2019.07.17
食品の異物、魚の小骨など AI検出 食品ロス削減へも
異物検査機製造のシステムスクエア(新潟県長岡市)は、人工知能AIを搭載する異物検査装置を開発しました。
主力の食品メーカー向け装置は、見逃しやすい魚の小骨の自動検出率を大幅に高め、検査時間を従来の2割に縮めました。
従来の骨なし魚の製造過程は、魚の身に紛れて見つけにくい小骨を、検査員が拡大画像を見ながら平均で1尾当たり約20秒かけて確認するのが一般的。

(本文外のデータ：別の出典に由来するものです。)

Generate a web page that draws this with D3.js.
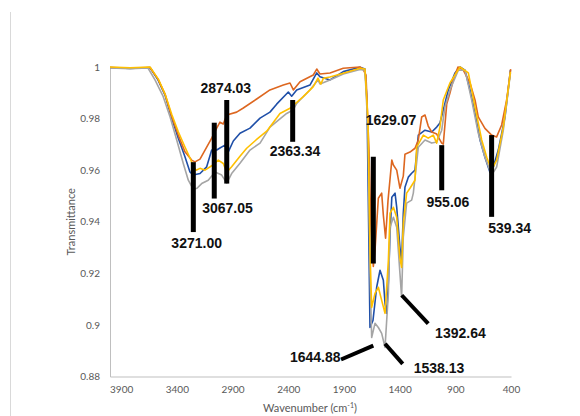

今回開発された新装置は、人口知能AIが深層学習(ディープラーニング※)し、見逃しやすい小骨を瞬時に識別する。小骨が残っていればモニターにわかるように印をつけ、検査員が取り除く時間を平均で約4秒に短縮した。
これまでの自動検出ソフトでは、見逃したまま魚の身に残った小骨の検出率は平均70%ほどだったが、人口知能AIの活用で同95%まで引き上げた。
またシステムスクエアによると、鶏の骨は他の動物より密度が低く形状も複雑なため、従来のX線撮影では色の濃淡やムラが大きくあり、骨の検出が難しいことが多い。人口知能AI搭載の新装置だと、見極めにくい骨を高い精度で自動識別できるため、鶏肉の異物検査課程にも効果がある。
本来食べられるのに捨てられている日本国内の食品ロスの量は、2016年度で約643万トンであったと、農林水産省や環境省より公表されています。
異物検査機製造のシステムスクエアによると、骨を抜く過程で小骨の密集している部分は骨を抜かずにそのまま切り取って出荷しない事例もあるため、今回開発された新装置を使用することで、食品の加工段階で大幅な食品ロスの削減にもつながるとしています。
※ディープラーニング(深層学習)とは、人間が自然に行う作業をコンピュータに学習させる機械学習の手法のひとつです。